Don’t get me wrong—I love my grandkids. Truly. They’re sweet, funny, always smelling of biscuits and baby shampoo. But I’m not their on-call nanny. Not obliged to cancel my plans, rearrange my days, devote every breath to them.
Later that evening, scrambling to figure out supper for the boy, my youngest called. They’re expecting. Of course I cried—happy tears. But dread twisted in my chest. So now it’ll be double the demands? A roster—Mondays with one, Tuesdays with the other?
After the call, I sat on the sofa and wondered: Is this it? Just because I’m retired doesn’t mean I’ve stopped living. Why should I become a free babysitter just because it suits them?
I told my eldest I’d help this once, but next time, he’d need to ask properly. That I wasn’t his *obligation*. He called me selfish. But since when is wanting your own life selfish?
Twenty-five years I worked without a holiday. Paid bills, scrimped on coats so they had textbooks. I’d do it again—but now I want to wake up to coffee and the paper, not nappies and porridge. I want to be a grandmother, not a servant.
Times have changed.
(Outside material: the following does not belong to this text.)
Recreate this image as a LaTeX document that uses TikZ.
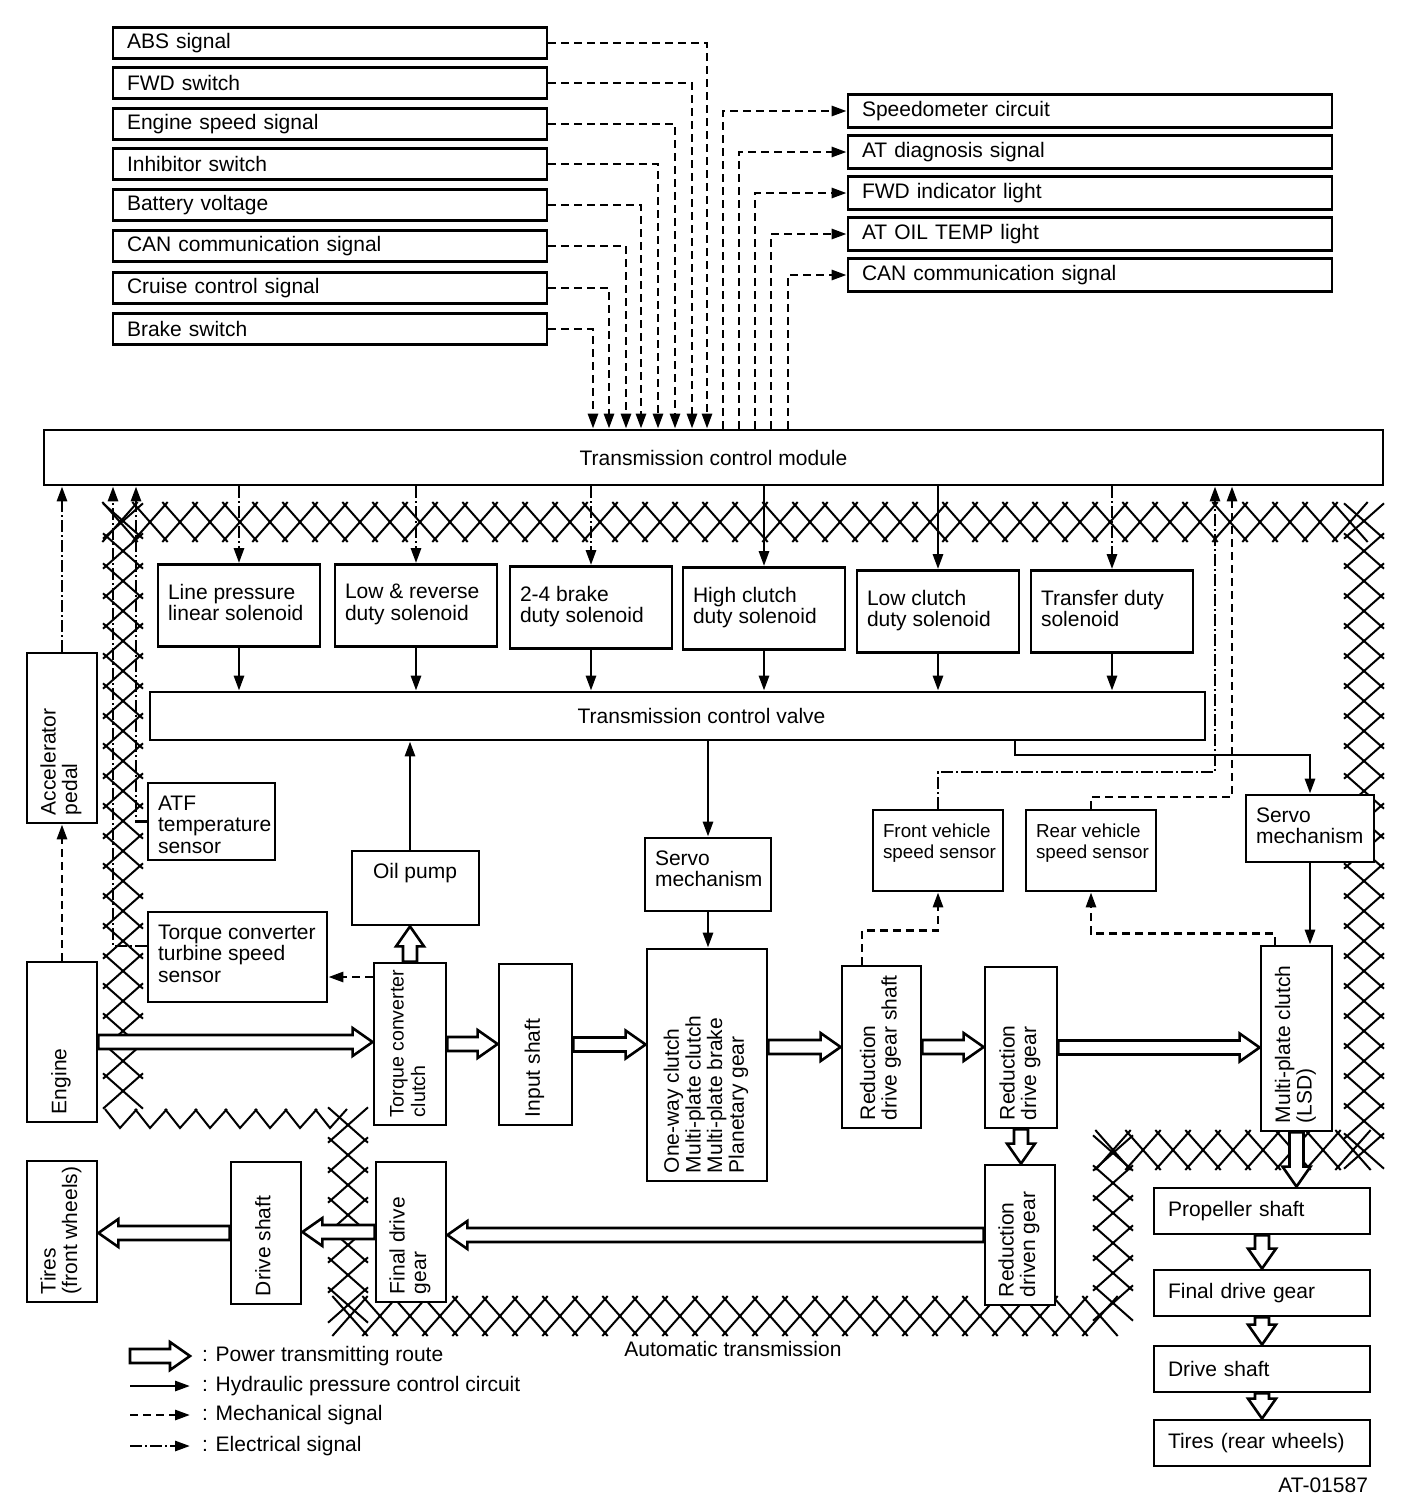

Women are braver now, honest about what they need—rest, space, choices. I’ll help, but *help* doesn’t mean “do it all for me.” It means being there when I *choose* to be, not out of some duty.
If you can’t handle parenting, maybe think twice before having kids. I didn’t raise my sons to be helpless. I raised them to take responsibility.
So yes, I’ll be a grandmother. On weekends, when it suits *me*. When I offer. Never at my own expense.
And you know what? I don’t feel guilty. For the first time in years—I feel like I’m exactly where I should be.